## [PROBLEM DETAILS]
For the copy, please give all of the data again exactly and leave the pictures out.
------------------------------------------------------------------------
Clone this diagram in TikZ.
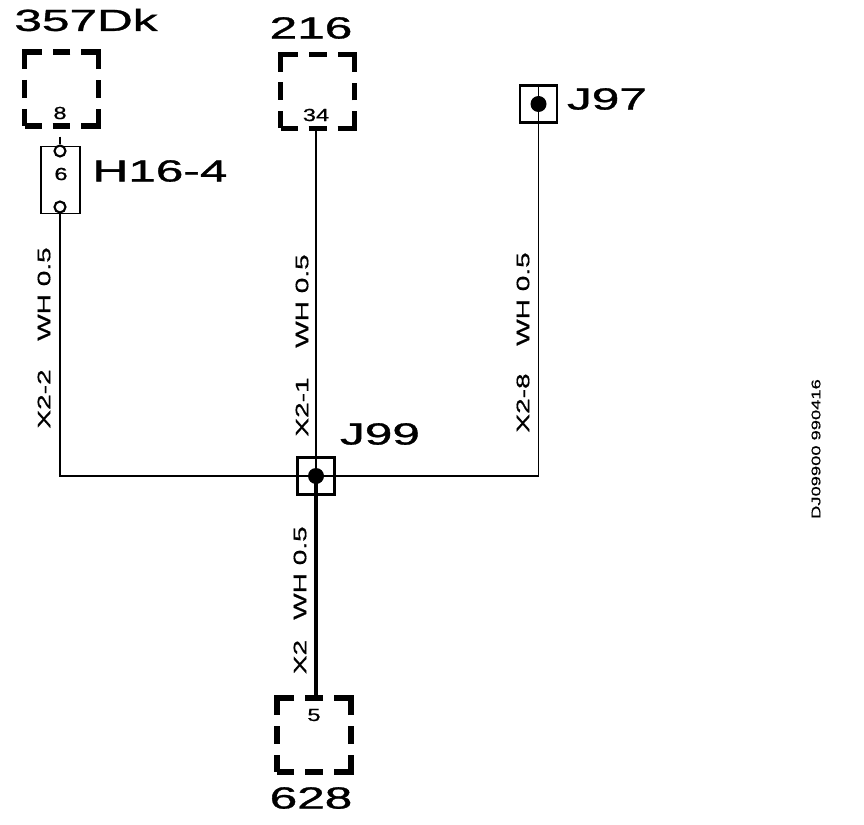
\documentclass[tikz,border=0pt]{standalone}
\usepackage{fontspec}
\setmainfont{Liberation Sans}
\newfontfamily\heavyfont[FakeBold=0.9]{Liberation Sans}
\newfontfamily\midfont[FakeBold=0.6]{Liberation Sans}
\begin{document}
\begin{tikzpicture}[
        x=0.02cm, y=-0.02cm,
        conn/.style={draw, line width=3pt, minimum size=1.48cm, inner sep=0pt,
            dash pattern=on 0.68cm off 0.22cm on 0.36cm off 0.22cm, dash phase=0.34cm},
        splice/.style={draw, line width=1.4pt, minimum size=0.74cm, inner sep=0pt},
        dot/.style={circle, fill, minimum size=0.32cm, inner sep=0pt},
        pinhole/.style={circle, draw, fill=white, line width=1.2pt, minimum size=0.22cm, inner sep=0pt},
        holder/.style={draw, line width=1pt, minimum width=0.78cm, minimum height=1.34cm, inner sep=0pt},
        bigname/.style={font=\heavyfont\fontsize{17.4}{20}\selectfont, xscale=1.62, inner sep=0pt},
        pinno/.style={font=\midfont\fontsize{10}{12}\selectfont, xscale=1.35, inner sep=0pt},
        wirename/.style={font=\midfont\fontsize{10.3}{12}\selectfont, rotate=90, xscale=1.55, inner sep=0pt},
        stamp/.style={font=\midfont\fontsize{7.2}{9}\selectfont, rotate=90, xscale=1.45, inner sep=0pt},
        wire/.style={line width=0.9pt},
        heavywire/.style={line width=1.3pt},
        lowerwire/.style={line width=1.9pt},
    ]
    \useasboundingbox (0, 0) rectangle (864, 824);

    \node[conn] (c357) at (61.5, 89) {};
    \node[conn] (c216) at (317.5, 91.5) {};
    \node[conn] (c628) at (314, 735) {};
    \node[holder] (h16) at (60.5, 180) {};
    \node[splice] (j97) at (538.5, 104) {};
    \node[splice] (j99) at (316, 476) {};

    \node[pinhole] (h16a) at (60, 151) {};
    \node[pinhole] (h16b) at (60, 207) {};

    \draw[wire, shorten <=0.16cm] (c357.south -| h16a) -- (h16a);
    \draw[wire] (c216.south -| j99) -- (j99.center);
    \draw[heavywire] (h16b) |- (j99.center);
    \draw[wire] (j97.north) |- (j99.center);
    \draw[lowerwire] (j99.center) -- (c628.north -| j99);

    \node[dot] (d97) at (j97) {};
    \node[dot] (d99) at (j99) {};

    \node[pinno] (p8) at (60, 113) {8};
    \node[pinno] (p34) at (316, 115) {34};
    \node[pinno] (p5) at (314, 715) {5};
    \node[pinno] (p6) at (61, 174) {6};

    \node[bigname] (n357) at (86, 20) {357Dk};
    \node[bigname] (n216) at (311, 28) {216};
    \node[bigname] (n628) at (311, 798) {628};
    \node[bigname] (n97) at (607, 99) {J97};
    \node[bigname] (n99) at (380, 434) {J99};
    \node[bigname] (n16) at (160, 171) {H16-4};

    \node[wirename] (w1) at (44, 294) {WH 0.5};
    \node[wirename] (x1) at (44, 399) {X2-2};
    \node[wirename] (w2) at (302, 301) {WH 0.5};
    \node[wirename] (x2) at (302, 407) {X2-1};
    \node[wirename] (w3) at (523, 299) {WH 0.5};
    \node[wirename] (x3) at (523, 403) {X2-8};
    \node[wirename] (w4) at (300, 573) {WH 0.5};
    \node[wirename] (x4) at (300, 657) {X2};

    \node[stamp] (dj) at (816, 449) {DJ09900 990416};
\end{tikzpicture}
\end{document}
------------------------------------------------------------------------
## [ANSWER]
Clone this diagram in TikZ.
\documentclass[tikz,border=0pt]{standalone}
\usepackage{fontspec}
\setmainfont{Liberation Sans}
\newfontfamily\heavyfont[FakeBold=0.9]{Liberation Sans}
\newfontfamily\midfont[FakeBold=0.6]{Liberation Sans}
\begin{document}
\begin{tikzpicture}[
        x=0.02cm, y=-0.02cm,
        conn/.style={draw, line width=3pt, minimum size=1.48cm, inner sep=0pt,
            dash pattern=on 0.68cm off 0.22cm on 0.36cm off 0.22cm, dash phase=0.34cm},
        splice/.style={draw, line width=1.4pt, minimum size=0.74cm, inner sep=0pt},
        dot/.style={circle, fill, minimum size=0.32cm, inner sep=0pt},
        pinhole/.style={circle, draw, fill=white, line width=1.2pt, minimum size=0.22cm, inner sep=0pt},
        holder/.style={draw, line width=1pt, minimum width=0.78cm, minimum height=1.34cm, inner sep=0pt},
        bigname/.style={font=\heavyfont\fontsize{17.4}{20}\selectfont, xscale=1.62, inner sep=0pt},
        pinno/.style={font=\midfont\fontsize{10}{12}\selectfont, xscale=1.35, inner sep=0pt},
        wirename/.style={font=\midfont\fontsize{10.3}{12}\selectfont, rotate=90, xscale=1.55, inner sep=0pt},
        stamp/.style={font=\midfont\fontsize{7.2}{9}\selectfont, rotate=90, xscale=1.45, inner sep=0pt},
        wire/.style={line width=0.9pt},
        heavywire/.style={line width=1.3pt},
        lowerwire/.style={line width=1.9pt},
    ]
    \useasboundingbox (0, 0) rectangle (864, 824);

    \node[conn] (c357) at (61.5, 89) {};
    \node[conn] (c216) at (317.5, 91.5) {};
    \node[conn] (c628) at (314, 735) {};
    \node[holder] (h16) at (60.5, 180) {};
    \node[splice] (j97) at (538.5, 104) {};
    \node[splice] (j99) at (316, 476) {};

    \node[pinhole] (h16a) at (60, 151) {};
    \node[pinhole] (h16b) at (60, 207) {};

    \draw[wire, shorten <=0.16cm] (c357.south -| h16a) -- (h16a);
    \draw[wire] (c216.south -| j99) -- (j99.center);
    \draw[heavywire] (h16b) |- (j99.center);
    \draw[wire] (j97.north) |- (j99.center);
    \draw[lowerwire] (j99.center) -- (c628.north -| j99);

    \node[dot] (d97) at (j97) {};
    \node[dot] (d99) at (j99) {};

    \node[pinno] (p8) at (60, 113) {8};
    \node[pinno] (p34) at (316, 115) {34};
    \node[pinno] (p5) at (314, 715) {5};
    \node[pinno] (p6) at (61, 174) {6};

    \node[bigname] (n357) at (86, 20) {357Dk};
    \node[bigname] (n216) at (311, 28) {216};
    \node[bigname] (n628) at (311, 798) {628};
    \node[bigname] (n97) at (607, 99) {J97};
    \node[bigname] (n99) at (380, 434) {J99};
    \node[bigname] (n16) at (160, 171) {H16-4};

    \node[wirename] (w1) at (44, 294) {WH 0.5};
    \node[wirename] (x1) at (44, 399) {X2-2};
    \node[wirename] (w2) at (302, 301) {WH 0.5};
    \node[wirename] (x2) at (302, 407) {X2-1};
    \node[wirename] (w3) at (523, 299) {WH 0.5};
    \node[wirename] (x3) at (523, 403) {X2-8};
    \node[wirename] (w4) at (300, 573) {WH 0.5};
    \node[wirename] (x4) at (300, 657) {X2};

    \node[stamp] (dj) at (816, 449) {DJ09900 990416};
\end{tikzpicture}
\end{document}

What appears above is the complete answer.